-- start of Data --
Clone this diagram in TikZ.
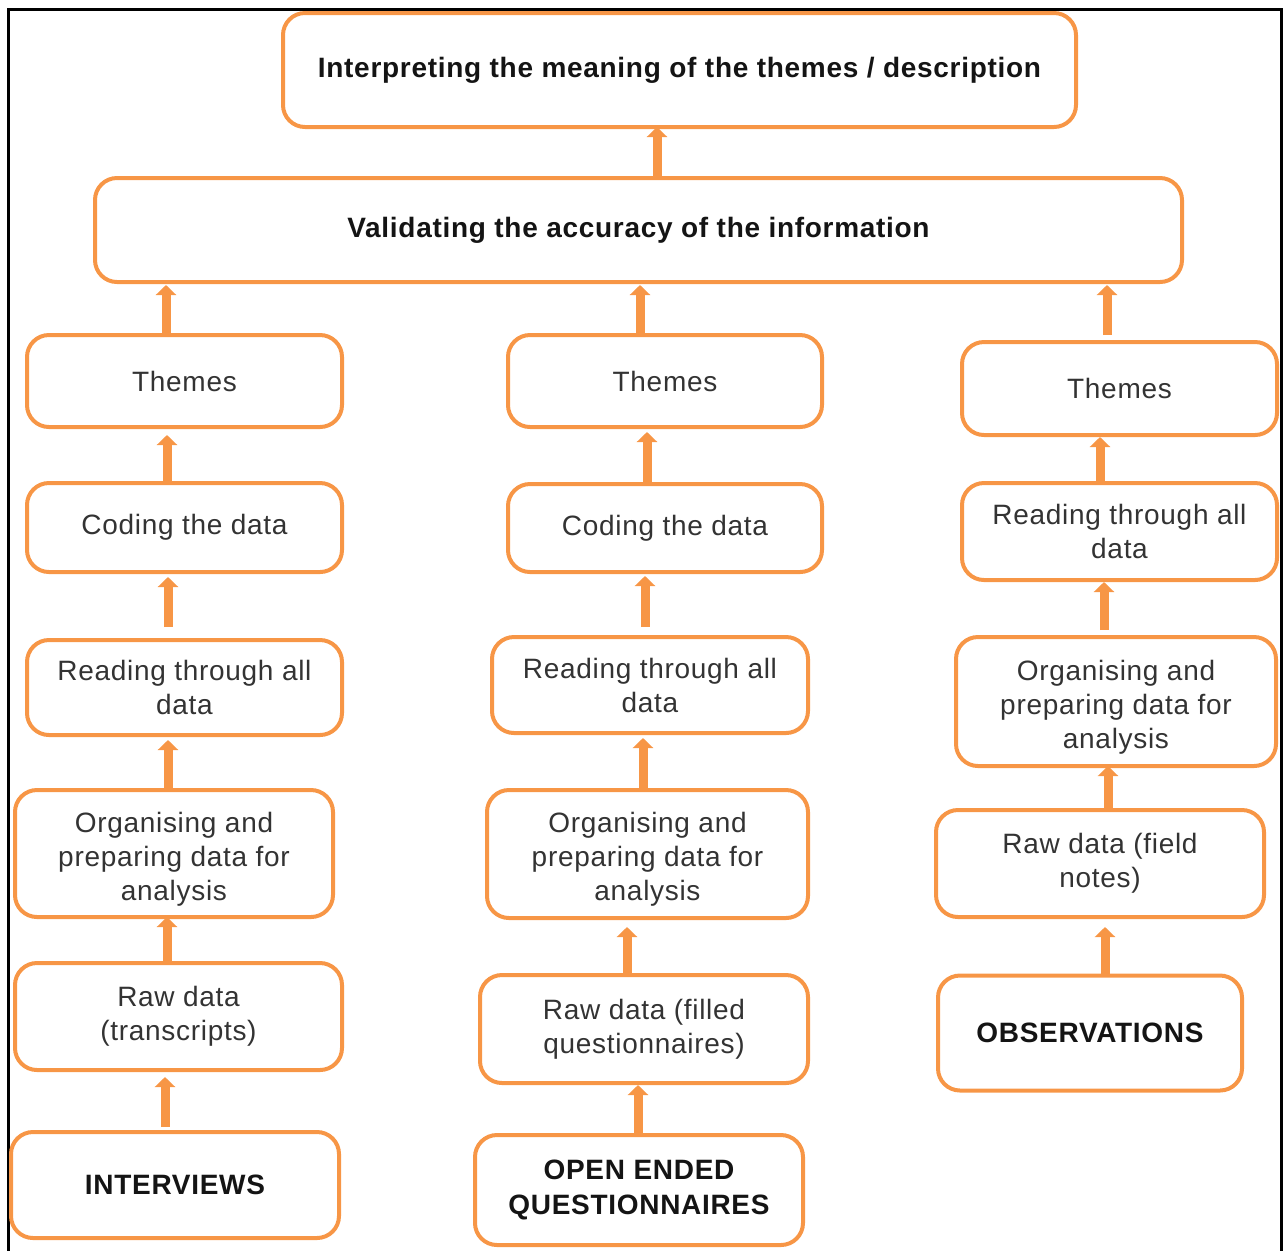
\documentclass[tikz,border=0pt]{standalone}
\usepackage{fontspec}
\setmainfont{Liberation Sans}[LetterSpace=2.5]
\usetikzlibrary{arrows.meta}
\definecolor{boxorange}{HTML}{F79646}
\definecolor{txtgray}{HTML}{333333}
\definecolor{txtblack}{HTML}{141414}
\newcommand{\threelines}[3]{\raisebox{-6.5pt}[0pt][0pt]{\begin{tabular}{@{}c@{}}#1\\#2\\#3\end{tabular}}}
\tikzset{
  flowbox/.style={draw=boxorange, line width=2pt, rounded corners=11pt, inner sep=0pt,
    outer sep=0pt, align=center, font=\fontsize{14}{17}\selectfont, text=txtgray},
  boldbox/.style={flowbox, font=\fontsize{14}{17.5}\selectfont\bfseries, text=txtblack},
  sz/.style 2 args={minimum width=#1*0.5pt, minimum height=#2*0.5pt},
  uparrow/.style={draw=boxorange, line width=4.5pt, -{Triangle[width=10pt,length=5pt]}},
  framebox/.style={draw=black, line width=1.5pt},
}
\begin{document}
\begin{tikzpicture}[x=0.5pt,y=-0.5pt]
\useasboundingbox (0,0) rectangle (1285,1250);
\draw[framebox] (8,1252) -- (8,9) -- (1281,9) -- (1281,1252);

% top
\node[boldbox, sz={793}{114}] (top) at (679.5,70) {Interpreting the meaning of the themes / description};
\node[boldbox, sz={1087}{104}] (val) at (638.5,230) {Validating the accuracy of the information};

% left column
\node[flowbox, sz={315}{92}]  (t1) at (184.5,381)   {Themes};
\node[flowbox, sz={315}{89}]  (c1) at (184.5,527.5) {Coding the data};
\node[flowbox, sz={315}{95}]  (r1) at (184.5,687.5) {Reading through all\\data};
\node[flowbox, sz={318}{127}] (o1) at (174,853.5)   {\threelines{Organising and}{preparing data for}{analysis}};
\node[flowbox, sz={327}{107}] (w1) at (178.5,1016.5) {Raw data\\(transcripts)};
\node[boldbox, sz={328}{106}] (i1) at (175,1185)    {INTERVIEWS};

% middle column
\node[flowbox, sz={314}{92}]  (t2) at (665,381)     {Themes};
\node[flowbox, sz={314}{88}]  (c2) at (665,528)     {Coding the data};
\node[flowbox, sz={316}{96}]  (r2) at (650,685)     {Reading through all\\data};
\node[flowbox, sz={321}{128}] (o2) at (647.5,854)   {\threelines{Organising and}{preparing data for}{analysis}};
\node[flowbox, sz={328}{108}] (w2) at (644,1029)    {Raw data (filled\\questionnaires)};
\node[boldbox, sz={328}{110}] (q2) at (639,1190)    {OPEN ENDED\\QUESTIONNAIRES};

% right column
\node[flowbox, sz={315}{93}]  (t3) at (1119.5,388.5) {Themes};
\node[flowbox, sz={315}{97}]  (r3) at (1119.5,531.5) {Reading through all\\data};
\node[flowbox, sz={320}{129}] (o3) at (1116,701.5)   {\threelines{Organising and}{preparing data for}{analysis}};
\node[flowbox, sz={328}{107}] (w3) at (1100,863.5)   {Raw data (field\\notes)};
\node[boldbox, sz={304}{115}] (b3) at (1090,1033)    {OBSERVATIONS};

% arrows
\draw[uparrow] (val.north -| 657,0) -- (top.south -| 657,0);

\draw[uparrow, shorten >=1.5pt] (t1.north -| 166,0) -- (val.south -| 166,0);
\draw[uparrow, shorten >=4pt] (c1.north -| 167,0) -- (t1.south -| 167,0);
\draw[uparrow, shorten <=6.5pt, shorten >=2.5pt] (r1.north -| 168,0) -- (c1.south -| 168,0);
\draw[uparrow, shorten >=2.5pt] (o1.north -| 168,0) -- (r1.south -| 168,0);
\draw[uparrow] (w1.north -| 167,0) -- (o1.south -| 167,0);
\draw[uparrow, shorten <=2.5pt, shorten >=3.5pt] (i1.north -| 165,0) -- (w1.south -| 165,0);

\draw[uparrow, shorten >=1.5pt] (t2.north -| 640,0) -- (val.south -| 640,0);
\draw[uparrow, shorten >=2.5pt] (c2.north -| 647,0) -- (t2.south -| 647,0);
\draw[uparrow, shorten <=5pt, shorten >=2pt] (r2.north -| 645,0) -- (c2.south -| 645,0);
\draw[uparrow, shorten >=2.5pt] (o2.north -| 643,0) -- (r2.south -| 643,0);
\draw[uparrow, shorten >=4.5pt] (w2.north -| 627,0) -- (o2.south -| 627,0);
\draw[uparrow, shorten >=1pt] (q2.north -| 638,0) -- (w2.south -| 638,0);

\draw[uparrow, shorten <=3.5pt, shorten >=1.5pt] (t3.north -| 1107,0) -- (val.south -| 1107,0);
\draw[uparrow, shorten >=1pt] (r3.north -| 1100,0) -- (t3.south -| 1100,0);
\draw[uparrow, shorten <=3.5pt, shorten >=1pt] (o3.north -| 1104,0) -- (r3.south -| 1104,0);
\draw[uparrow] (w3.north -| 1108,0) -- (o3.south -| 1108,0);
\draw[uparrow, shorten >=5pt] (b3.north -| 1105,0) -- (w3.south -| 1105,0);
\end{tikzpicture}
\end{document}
-- end of Data --
## What the exercise asks
Repeat the listing in full and exactly. Do not include any images.

## Complete response
Clone this diagram in TikZ.
\documentclass[tikz,border=0pt]{standalone}
\usepackage{fontspec}
\setmainfont{Liberation Sans}[LetterSpace=2.5]
\usetikzlibrary{arrows.meta}
\definecolor{boxorange}{HTML}{F79646}
\definecolor{txtgray}{HTML}{333333}
\definecolor{txtblack}{HTML}{141414}
\newcommand{\threelines}[3]{\raisebox{-6.5pt}[0pt][0pt]{\begin{tabular}{@{}c@{}}#1\\#2\\#3\end{tabular}}}
\tikzset{
  flowbox/.style={draw=boxorange, line width=2pt, rounded corners=11pt, inner sep=0pt,
    outer sep=0pt, align=center, font=\fontsize{14}{17}\selectfont, text=txtgray},
  boldbox/.style={flowbox, font=\fontsize{14}{17.5}\selectfont\bfseries, text=txtblack},
  sz/.style 2 args={minimum width=#1*0.5pt, minimum height=#2*0.5pt},
  uparrow/.style={draw=boxorange, line width=4.5pt, -{Triangle[width=10pt,length=5pt]}},
  framebox/.style={draw=black, line width=1.5pt},
}
\begin{document}
\begin{tikzpicture}[x=0.5pt,y=-0.5pt]
\useasboundingbox (0,0) rectangle (1285,1250);
\draw[framebox] (8,1252) -- (8,9) -- (1281,9) -- (1281,1252);

% top
\node[boldbox, sz={793}{114}] (top) at (679.5,70) {Interpreting the meaning of the themes / description};
\node[boldbox, sz={1087}{104}] (val) at (638.5,230) {Validating the accuracy of the information};

% left column
\node[flowbox, sz={315}{92}]  (t1) at (184.5,381)   {Themes};
\node[flowbox, sz={315}{89}]  (c1) at (184.5,527.5) {Coding the data};
\node[flowbox, sz={315}{95}]  (r1) at (184.5,687.5) {Reading through all\\data};
\node[flowbox, sz={318}{127}] (o1) at (174,853.5)   {\threelines{Organising and}{preparing data for}{analysis}};
\node[flowbox, sz={327}{107}] (w1) at (178.5,1016.5) {Raw data\\(transcripts)};
\node[boldbox, sz={328}{106}] (i1) at (175,1185)    {INTERVIEWS};

% middle column
\node[flowbox, sz={314}{92}]  (t2) at (665,381)     {Themes};
\node[flowbox, sz={314}{88}]  (c2) at (665,528)     {Coding the data};
\node[flowbox, sz={316}{96}]  (r2) at (650,685)     {Reading through all\\data};
\node[flowbox, sz={321}{128}] (o2) at (647.5,854)   {\threelines{Organising and}{preparing data for}{analysis}};
\node[flowbox, sz={328}{108}] (w2) at (644,1029)    {Raw data (filled\\questionnaires)};
\node[boldbox, sz={328}{110}] (q2) at (639,1190)    {OPEN ENDED\\QUESTIONNAIRES};

% right column
\node[flowbox, sz={315}{93}]  (t3) at (1119.5,388.5) {Themes};
\node[flowbox, sz={315}{97}]  (r3) at (1119.5,531.5) {Reading through all\\data};
\node[flowbox, sz={320}{129}] (o3) at (1116,701.5)   {\threelines{Organising and}{preparing data for}{analysis}};
\node[flowbox, sz={328}{107}] (w3) at (1100,863.5)   {Raw data (field\\notes)};
\node[boldbox, sz={304}{115}] (b3) at (1090,1033)    {OBSERVATIONS};

% arrows
\draw[uparrow] (val.north -| 657,0) -- (top.south -| 657,0);

\draw[uparrow, shorten >=1.5pt] (t1.north -| 166,0) -- (val.south -| 166,0);
\draw[uparrow, shorten >=4pt] (c1.north -| 167,0) -- (t1.south -| 167,0);
\draw[uparrow, shorten <=6.5pt, shorten >=2.5pt] (r1.north -| 168,0) -- (c1.south -| 168,0);
\draw[uparrow, shorten >=2.5pt] (o1.north -| 168,0) -- (r1.south -| 168,0);
\draw[uparrow] (w1.north -| 167,0) -- (o1.south -| 167,0);
\draw[uparrow, shorten <=2.5pt, shorten >=3.5pt] (i1.north -| 165,0) -- (w1.south -| 165,0);

\draw[uparrow, shorten >=1.5pt] (t2.north -| 640,0) -- (val.south -| 640,0);
\draw[uparrow, shorten >=2.5pt] (c2.north -| 647,0) -- (t2.south -| 647,0);
\draw[uparrow, shorten <=5pt, shorten >=2pt] (r2.north -| 645,0) -- (c2.south -| 645,0);
\draw[uparrow, shorten >=2.5pt] (o2.north -| 643,0) -- (r2.south -| 643,0);
\draw[uparrow, shorten >=4.5pt] (w2.north -| 627,0) -- (o2.south -| 627,0);
\draw[uparrow, shorten >=1pt] (q2.north -| 638,0) -- (w2.south -| 638,0);

\draw[uparrow, shorten <=3.5pt, shorten >=1.5pt] (t3.north -| 1107,0) -- (val.south -| 1107,0);
\draw[uparrow, shorten >=1pt] (r3.north -| 1100,0) -- (t3.south -| 1100,0);
\draw[uparrow, shorten <=3.5pt, shorten >=1pt] (o3.north -| 1104,0) -- (r3.south -| 1104,0);
\draw[uparrow] (w3.north -| 1108,0) -- (o3.south -| 1108,0);
\draw[uparrow, shorten >=5pt] (b3.north -| 1105,0) -- (w3.south -| 1105,0);
\end{tikzpicture}
\end{document}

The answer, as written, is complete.